Ruth Duckworth at Ruthin
Ruthin Craft Centre celebrates the 90th anniversary of ceramist Ruth Duckworth with a major exhibition of her work (13 June – 6 September)
Ruth Duckworth is one of the greats of 20th-century applied art, her work claimed by both the fine art world and the ceramics fraternity. The current show has been curated by her American dealer Thea Burger who says: ‘I don’t consider her a potter as in my mind she is a sculptor.’ However, the exhibition is on at Ruthin, a gallery with its feet firmly in the craft world. And the work easily straddles the two worlds – Duckworth works in ceramic to create strikingly sculptural pieces influenced by the forms of Henry Moore and Barbara Hepworth. For Burger the fascination lies in the fact that she creates these new forms using porcelain and stoneware: ‘I am totally interested in her creativity and ability to use clay as a sculptor would use other materials.

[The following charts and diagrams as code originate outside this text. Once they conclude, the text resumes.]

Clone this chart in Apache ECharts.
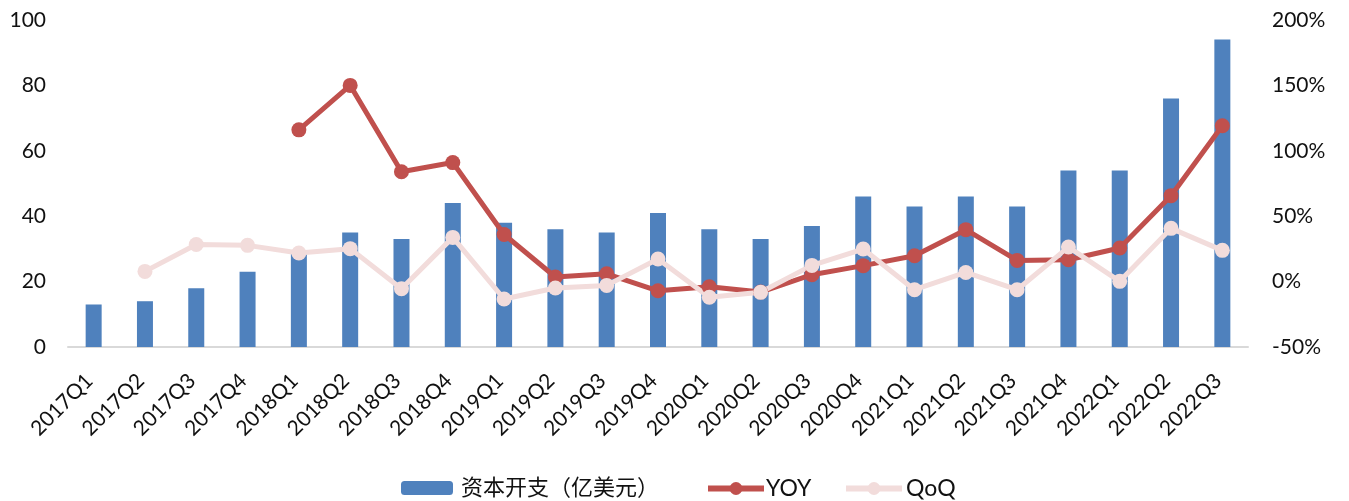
<!DOCTYPE html>
<html><head><meta charset="utf-8">
<script src="https://cdn.jsdelivr.net/npm/echarts@6/dist/echarts.min.js"></script>
<style>html,body{margin:0;padding:0;background:#fff}#c{width:1349px;height:501px}</style>
</head><body><div id="c"></div>
<script>
const categories = ['2017Q1','2017Q2','2017Q3','2017Q4','2018Q1','2018Q2','2018Q3','2018Q4','2019Q1','2019Q2','2019Q3','2019Q4','2020Q1','2020Q2','2020Q3','2020Q4','2021Q1','2021Q2','2021Q3','2021Q4','2022Q1','2022Q2','2022Q3'];
const capex = [13,14,18,23,29,35,33,44,38,36,35,41,36,33,37,46,43,46,43,54,54,76,94];
const yoy = [null,null,null,null,116,150,84,91,36,3.5,6,-7,-4,-8,5.3,12.2,19.8,39.7,16.2,16.7,25.7,65.7,119.2];
const qoq = [null,7.8,28.4,27.7,21.9,25.2,-5.4,33.8,-13.3,-4.9,-2.9,17.3,-12,-8.2,12.4,24.9,-6.2,7,-6.2,26.4,0.2,40.7,23.9];
const leftTicks = {min:0,max:100,interval:20};
const rightTicks = {min:-50,max:200,interval:50};
const names = ['资本开支（亿美元）','YOY','QoQ'];

const chart = echarts.init(document.getElementById('c'));
const latin = 'Lato, "Noto Sans CJK SC", sans-serif';
const lg = (name, left, w, h, fs, pad) => ({
  data:[name], left:left, top:472, itemWidth:w, itemHeight:h, itemGap:0,
  textStyle:{fontFamily:latin, fontSize:fs, color:'#111', padding:[0,0,0,pad]},
  lineStyle:{width:6}, selectedMode:false
});
chart.setOption({
  animation:false,
  color:['#4F81BD','#C0504D','#F2DCDB'],
  grid:{left:68,right:101,top:20,bottom:154},
  legend:[lg(names[0],396,52,14,22,3), lg(names[1],700,56,16,23,-3), lg(names[2],838,56,16,23,-1)],
  xAxis:{type:'category',data:categories,
    axisLine:{lineStyle:{color:'#D9D9D9',width:2}},axisTick:{show:false},
    axisLabel:{rotate:45,interval:0,fontFamily:latin,fontSize:21,color:'#111',margin:26,padding:[0,6,0,0]}},
  yAxis:[
    {type:'value',min:leftTicks.min,max:leftTicks.max,interval:leftTicks.interval,
     splitLine:{show:false},axisLine:{show:false},axisTick:{show:false},
     axisLabel:{fontFamily:latin,fontSize:21,color:'#111',margin:22}},
    {type:'value',min:rightTicks.min,max:rightTicks.max,interval:rightTicks.interval,
     splitLine:{show:false},axisLine:{show:false},axisTick:{show:false},
     axisLabel:{fontFamily:latin,fontSize:21,color:'#111',margin:24,formatter:'{value}%'}}
  ],
  series:[
    {name:names[0],type:'bar',data:capex,barWidth:16,itemStyle:{color:'#4F81BD'}},
    {name:names[1],type:'line',yAxisIndex:1,data:yoy,symbol:'circle',symbolSize:15,
     lineStyle:{width:5,color:'#C0504D'},itemStyle:{color:'#C0504D'}},
    {name:names[2],type:'line',yAxisIndex:1,data:qoq,symbol:'circle',symbolSize:15,
     lineStyle:{width:5,color:'#F2DCDB'},itemStyle:{color:'#F2DCDB'}}
  ]
});
</script></body></html>
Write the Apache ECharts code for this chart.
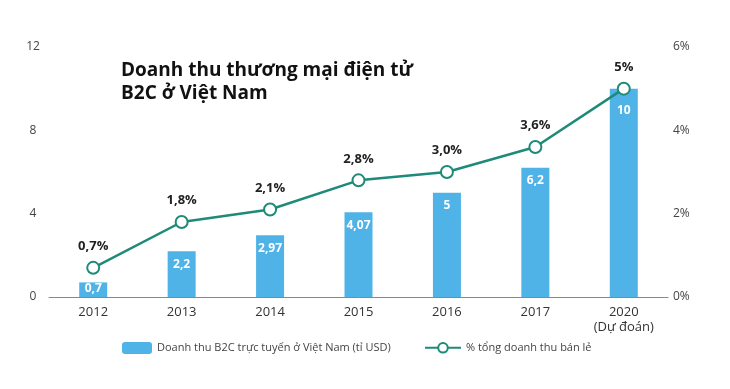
<!DOCTYPE html>
<html><head><meta charset="utf-8">
<script src="https://cdn.jsdelivr.net/npm/echarts@6/dist/echarts.min.js"></script>
<style>html,body{margin:0;padding:0;background:#fff}#c{width:730px;height:389px}</style>
</head><body><div id="c"></div>
<script>
const categories = ['2012','2013','2014','2015','2016','2017','2020\n(Dự đoán)'];
const revenue = [0.7, 2.2, 2.97, 4.07, 5, 6.2, 10];
const share = [0.7, 1.8, 2.1, 2.8, 3.0, 3.6, 5];
const leftTicks = [0, 4, 8, 12];
const rightTicks = [0, 2, 4, 6];
const barName = 'Doanh thu B2C trực tuyến ở Việt Nam (tỉ USD)';
const lineName = '% tổng doanh thu bán lẻ';
const titleText = 'Doanh thu thương mại điện tử\nB2C ở Việt Nam';

const fmt = v => String(v).replace('.', ',');
const fmtPct = v => (v === 5 ? '5' : v.toFixed(1).replace('.', ',')) + '%';

const barData = revenue.map((v, i) => {
  let dist = 7;
  if (v < 1) dist = 0;
  if (i === revenue.length - 1) dist = 16;
  return { value: v, label: { distance: dist } };
});

const chart = echarts.init(document.getElementById('c'));
chart.setOption({
  animation: false,
  textStyle: { fontFamily: 'Open Sans' },
  title: {
    text: titleText, left: 116, top: 54,
    textStyle: { fontFamily: 'Open Sans', fontWeight: 'bold', fontSize: 19, color: '#111', lineHeight: 23 }
  },
  grid: { left: 49, right: 62, top: 47, bottom: 92 },
  legend: [
    { data: [barName], left: 117, top: 337, itemWidth: 30, itemHeight: 12, itemGap: 8,
      textStyle: { fontSize: 11, color: '#444' } },
    { data: [lineName], left: 419, top: 337, itemWidth: 36, itemHeight: 12,
      textStyle: { fontSize: 11, color: '#444' } }
  ],
  xAxis: {
    type: 'category', data: categories,
    axisLine: { lineStyle: { color: '#888', width: 1 } },
    axisTick: { show: false },
    axisLabel: { fontSize: 13, color: '#333', margin: 8, lineHeight: 15 }
  },
  yAxis: [
    { type: 'value', min: 0, max: 12, interval: 4, splitLine: { show: false },
      axisLine: { show: false }, axisTick: { show: false },
      axisLabel: { fontSize: 12, color: '#444', margin: 16, align: 'center' } },
    { type: 'value', min: 0, max: 6, interval: 2, splitLine: { show: false },
      axisLine: { show: false }, axisTick: { show: false },
      axisLabel: { fontSize: 12, color: '#444', margin: 5, formatter: v => v + '%' } }
  ],
  series: [
    { name: barName, type: 'bar', data: barData, barWidth: 28, yAxisIndex: 0,
      itemStyle: { color: '#4fb3e8' },
      label: { show: true, position: 'insideTop', color: '#fff', fontWeight: 'bold', fontSize: 12,
        formatter: p => fmt(p.value) } },
    { name: lineName, type: 'line', data: share, yAxisIndex: 1,
      symbol: 'circle', symbolSize: 12,
      lineStyle: { color: '#1e8a78', width: 2.5 },
      itemStyle: { color: '#fff', borderColor: '#1e8a78', borderWidth: 2 },
      label: { show: true, position: 'top', distance: 8, color: '#222', fontWeight: 'bold', fontSize: 13,
        formatter: p => fmtPct(p.value) } }
  ]
});
</script></body></html>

Duckworth has lived in the US for the last forty-five years, but she trained in UK, where she moved after fleeing the Nazis in the 1930s. She studied sculpture at Liverpool School of Art, then went to art school in London after a stint as a war-time munitions worker, and finally, on the advice of Lucie Rie, returned to school once more to study glazes. The show follows her development including some of her small-scale ceramics as will as the large murals and figurative sculptures.